Exercise description:
Carry none of the pictures over; write out the complete data exactly.

Collected data:
________________

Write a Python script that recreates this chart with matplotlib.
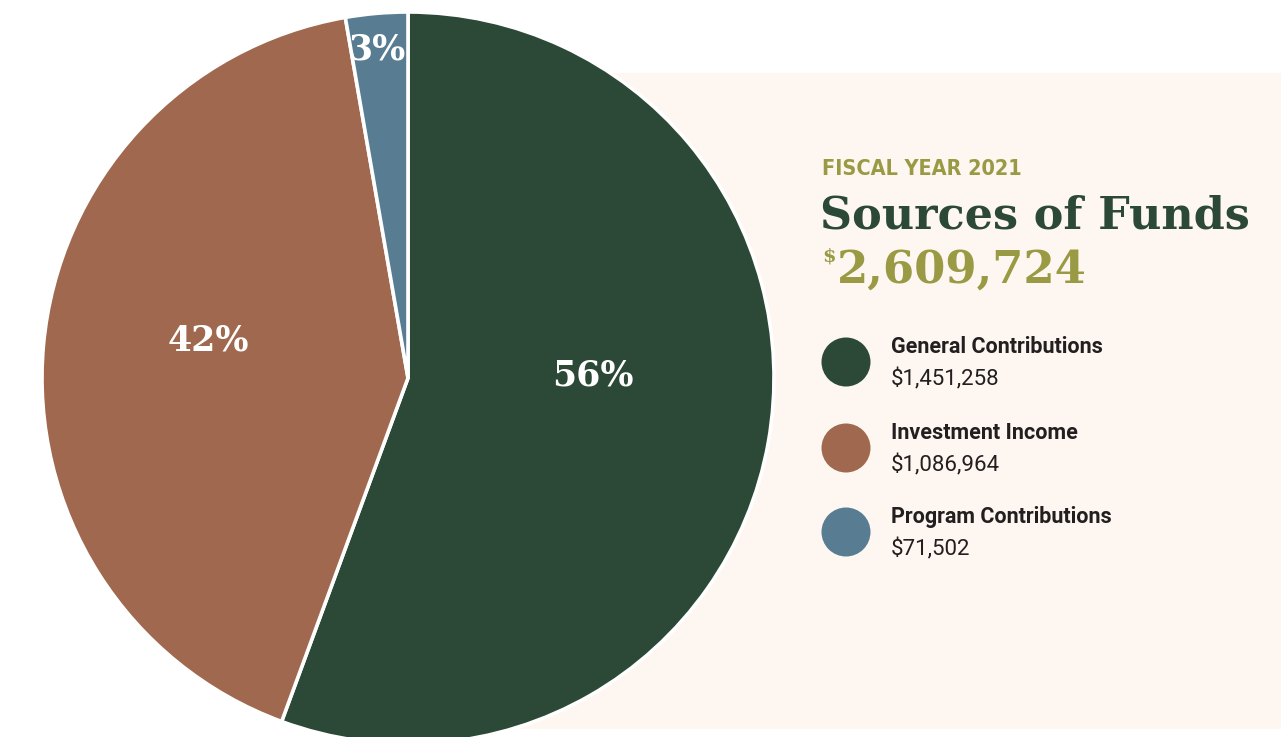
import matplotlib.pyplot as plt
from matplotlib.patches import Rectangle, Circle

# data
sources = ["General Contributions", "Investment Income", "Program Contributions"]
amounts = [1451258, 1086964, 71502]
amount_labels = ["$1,451,258", "$1,086,964", "$71,502"]
pct_labels = ["56%", "42%", "3%"]
total_label = "2,609,724"
year_label = "FISCAL YEAR 2021"

colors = ["#2b4936", "#a0684e", "#587d93"]
olive = "#999a43"
beige = "#fef6f0"
ink = "#231f20"

W, H = 1281, 737
fig = plt.figure(figsize=(W / 100, H / 100), dpi=100)
fig.set_facecolor("white")
ax = fig.add_axes([0, 0, 1, 1])

def Y(py):
    # pixel row (top = 0) -> axes y
    return H - py

# beige panel behind the text
ax.add_patch(Rectangle((520, Y(729)), W - 520, 729 - 73, facecolor=beige,
                       edgecolor="none", zorder=0))

# the pie
wedges, _ = ax.pie(amounts, colors=colors, startangle=90, counterclock=False,
                   center=(408, Y(378)), radius=366, frame=True,
                   wedgeprops=dict(edgecolor="white", linewidth=2.6))
for w in wedges:
    w.set_zorder(2)
ax.set_xlim(0, W)
ax.set_ylim(0, H)
ax.set_aspect("equal")
ax.axis("off")

pct_pos = [(593, 375), (208, 340), (377, 49)]
for lab, (px, py) in zip(pct_labels, pct_pos):
    ax.text(px, Y(py), lab, color="white", fontsize=25, fontweight="bold",
            family="DejaVu Serif", ha="center", va="center", zorder=3)

# heading
ax.text(822, Y(169), year_label, color=olive, fontsize=15.5,
        fontweight="bold", fontstretch="condensed",
        family=["Liberation Sans Narrow", "DejaVu Sans"], ha="left",
        va="center", zorder=3)
ax.text(820, Y(216), "Sources of Funds", color=colors[0], fontsize=32,
        fontweight="bold", family="DejaVu Serif", ha="left", va="center",
        zorder=3)
ax.text(822, Y(256), "$", color=olive, fontsize=14, fontweight="bold",
        family="DejaVu Serif", ha="left", va="center", zorder=3)
ax.text(837, Y(270), total_label, color=olive, fontsize=32.3,
        fontweight="bold", family="DejaVu Serif", ha="left", va="center",
        zorder=3)

# legend
leg_y = [362, 448, 532]
for name, amt, col, cy in zip(sources, amount_labels, colors, leg_y):
    ax.add_patch(Circle((846, Y(cy)), 24.5, facecolor=col, edgecolor="none",
                        zorder=3))
    ax.text(891, Y(cy - 15), name, color=ink, fontsize=15.5,
            fontweight="bold", family="Roboto", ha="left", va="center",
            zorder=3)
    ax.text(891, Y(cy + 17), amt, color=ink, fontsize=16,
            fontweight="normal", family="Roboto", ha="left", va="center",
            zorder=3)

fig.savefig("out.png", dpi=100, facecolor=fig.get_facecolor())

________________

Worked answer:
Write a Python script that recreates this chart with matplotlib.
import matplotlib.pyplot as plt
from matplotlib.patches import Rectangle, Circle

# data
sources = ["General Contributions", "Investment Income", "Program Contributions"]
amounts = [1451258, 1086964, 71502]
amount_labels = ["$1,451,258", "$1,086,964", "$71,502"]
pct_labels = ["56%", "42%", "3%"]
total_label = "2,609,724"
year_label = "FISCAL YEAR 2021"

colors = ["#2b4936", "#a0684e", "#587d93"]
olive = "#999a43"
beige = "#fef6f0"
ink = "#231f20"

W, H = 1281, 737
fig = plt.figure(figsize=(W / 100, H / 100), dpi=100)
fig.set_facecolor("white")
ax = fig.add_axes([0, 0, 1, 1])

def Y(py):
    # pixel row (top = 0) -> axes y
    return H - py

# beige panel behind the text
ax.add_patch(Rectangle((520, Y(729)), W - 520, 729 - 73, facecolor=beige,
                       edgecolor="none", zorder=0))

# the pie
wedges, _ = ax.pie(amounts, colors=colors, startangle=90, counterclock=False,
                   center=(408, Y(378)), radius=366, frame=True,
                   wedgeprops=dict(edgecolor="white", linewidth=2.6))
for w in wedges:
    w.set_zorder(2)
ax.set_xlim(0, W)
ax.set_ylim(0, H)
ax.set_aspect("equal")
ax.axis("off")

pct_pos = [(593, 375), (208, 340), (377, 49)]
for lab, (px, py) in zip(pct_labels, pct_pos):
    ax.text(px, Y(py), lab, color="white", fontsize=25, fontweight="bold",
            family="DejaVu Serif", ha="center", va="center", zorder=3)

# heading
ax.text(822, Y(169), year_label, color=olive, fontsize=15.5,
        fontweight="bold", fontstretch="condensed",
        family=["Liberation Sans Narrow", "DejaVu Sans"], ha="left",
        va="center", zorder=3)
ax.text(820, Y(216), "Sources of Funds", color=colors[0], fontsize=32,
        fontweight="bold", family="DejaVu Serif", ha="left", va="center",
        zorder=3)
ax.text(822, Y(256), "$", color=olive, fontsize=14, fontweight="bold",
        family="DejaVu Serif", ha="left", va="center", zorder=3)
ax.text(837, Y(270), total_label, color=olive, fontsize=32.3,
        fontweight="bold", family="DejaVu Serif", ha="left", va="center",
        zorder=3)

# legend
leg_y = [362, 448, 532]
for name, amt, col, cy in zip(sources, amount_labels, colors, leg_y):
    ax.add_patch(Circle((846, Y(cy)), 24.5, facecolor=col, edgecolor="none",
                        zorder=3))
    ax.text(891, Y(cy - 15), name, color=ink, fontsize=15.5,
            fontweight="bold", family="Roboto", ha="left", va="center",
            zorder=3)
    ax.text(891, Y(cy + 17), amt, color=ink, fontsize=16,
            fontweight="normal", family="Roboto", ha="left", va="center",
            zorder=3)

fig.savefig("out.png", dpi=100, facecolor=fig.get_facecolor())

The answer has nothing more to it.